Enhanced energy management of dual-stage hybrid energy storage systems with a novel adaptive robust control algorithm

• Published in: International journal of electrical power & energy systems Vol. 167; p. 110603
• Main Authors: Taghavifar, Hamid, Taghavifar, Hadi
• Format: Journal Article
• Language: English
• Published: Elsevier Ltd 01.06.2025; Elsevier
• Subjects: Adaptive control; Hybrid electric vehicles (HEVs); Nonlinear hybrid energy storage (NHES); Renewable energy; Nonlinear hybrid energy storage (NHES); Hybrid electric vehicles (HEVs); Renewable energy; Adaptive control
• ISSN: 0142-0615
• DOI: 10.1016/j.ijepes.2025.110603

This paper presents an indirect adaptive robust control algorithm for a nonlinear hybrid energy storage system (NHESS) that can be used in electric vehicles. The NHESS consists of a fuel cell as a primary source and an ultra-capacitor as an additional energy source. A neural network approximation strategy (Indirect Adaptive Robust RBF Neural Network IAR-RBFNN) estimates state and unknown functions. The IAR-RBFNN for the NHESS is resilient and robust, subject to bounded but unknown disturbances that can affect the fuel-cell and ultra-capacitor currents and the output voltage of a DC bus.
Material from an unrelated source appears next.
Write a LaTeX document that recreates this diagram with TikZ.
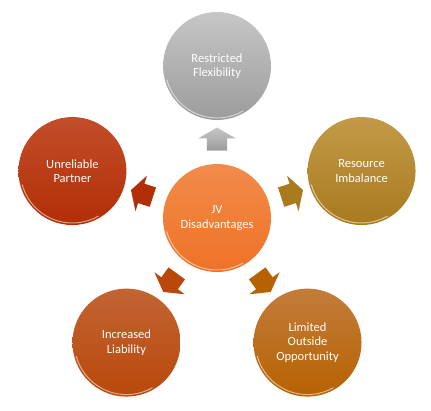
\documentclass[tikz,border=0pt]{standalone}
\usepackage{fontspec}
\setmainfont{Carlito}
\usetikzlibrary{shapes.arrows,calc}
\definecolor{hubtop}{HTML}{F28B4A}
\definecolor{hubbot}{HTML}{EE7226}
\definecolor{flextop}{HTML}{C6C6C6}
\definecolor{flexbot}{HTML}{9C9C9C}
\definecolor{restop}{HTML}{C29A48}
\definecolor{resbot}{HTML}{A97A1E}
\definecolor{opptop}{HTML}{C27C3A}
\definecolor{oppbot}{HTML}{B76202}
\definecolor{liatop}{HTML}{C26434}
\definecolor{liabot}{HTML}{B9480A}
\definecolor{partop}{HTML}{C24E2A}
\definecolor{parbot}{HTML}{B22E06}

\tikzset{
  disc/.style={circle,minimum size=108pt,inner sep=0pt,align=center,
    text=white,font=\fontsize{12.5}{14.5}\selectfont},
  blockarrow/.style={single arrow,minimum height=23pt,inner xsep=0pt,inner ysep=10pt,
    single arrow head extend=8.5pt,single arrow tip angle=120},
  rim/.style={white,opacity=0.55,line width=1pt}
}

\begin{document}
\begin{tikzpicture}
\useasboundingbox (-217pt,-192pt) rectangle (214pt,218pt);
\node[disc,top color=hubtop,bottom color=hubbot] (hub) at (0,0) {JV\\Disadvantages};
\node[disc,top color=flextop,bottom color=flexbot] (flex) at (90:152pt) {Restricted\\Flexibility};
\node[disc,top color=restop,bottom color=resbot] (res) at (18:152pt) {Resource\\Imbalance};
\node[disc,top color=opptop,bottom color=oppbot] (opp) at (-54:154pt) {Limited\\Outside\\Opportunity};
\node[disc,top color=liatop,bottom color=liabot] (lia) at (234:154pt) {Increased\\Liability};
\node[disc,top color=partop,bottom color=parbot] (par) at (162:152pt) {Unreliable\\Partner};

\node[blockarrow,rotate=90,top color=flextop,bottom color=flexbot] (toflex) at ($(hub)!0.5!(flex)$) {};
\node[blockarrow,rotate=18,fill=resbot] (tores) at ($(hub)!0.5!(res)$) {};
\node[blockarrow,rotate=-54,fill=oppbot] (toopp) at ($(hub)!0.5!(opp)$) {};
\node[blockarrow,rotate=234,fill=liabot] (tolia) at ($(hub)!0.5!(lia)$) {};
\node[blockarrow,rotate=162,fill=parbot] (topar) at ($(hub)!0.5!(par)$) {};

\draw[rim] (hub) ++(195:52pt) arc[start angle=195,end angle=300,radius=52pt];
\draw[rim] (flex) ++(195:52pt) arc[start angle=195,end angle=300,radius=52pt];
\draw[rim] (res) ++(195:52pt) arc[start angle=195,end angle=300,radius=52pt];
\draw[rim] (opp) ++(195:52pt) arc[start angle=195,end angle=300,radius=52pt];
\draw[rim] (lia) ++(195:52pt) arc[start angle=195,end angle=300,radius=52pt];
\draw[rim] (par) ++(195:52pt) arc[start angle=195,end angle=300,radius=52pt];
\end{tikzpicture}
\end{document}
The proposed controller switches between the two power converters to track the ideal current levels and help regulate the DC-bus voltage to higher levels to improve efficiency. To overcome the effect of the disturbances, the proposed controller contains a robustifying term, and the adaptation laws are guaranteed to be ultimately bounded using an e-modification approach. Additionally, the approximation capacity of radial basis function neural network (RBFNN) systems is employed to estimate the entire system dynamics, unlike only estimation disturbance or a few system parameters. The performance of the proposed control strategy is further evaluated against other reported studies in the literature in terms of several performance indicators. Quantitative results demonstrate that the proposed controller achieves RMSE values of 0.13 Ω for IFC, 0.25 Ω for IPB, and 2.5 V for VDC, significantly outperforming the ATSMC and ORAT2F methods which recorded higher RMSEs of 0.41 Ω, 0.65 Ω, and 3.51 V, respectively. The results reveal that the proposed controller outperforms the benchmarking control strategies regarding the tracking performance for the fuel-cell and ultra-capacitor ideal currents. •A novel robust controller for energy management of hybrid electric vehicles.•IAR-RBFNN used for output voltage regulation of DC Bus of Fuel Cell HEVs.•Improved efficiency of DC-bus voltage of hybrid FC+UC energy system.•Adaptive estimation of the unknown model and external disturbances.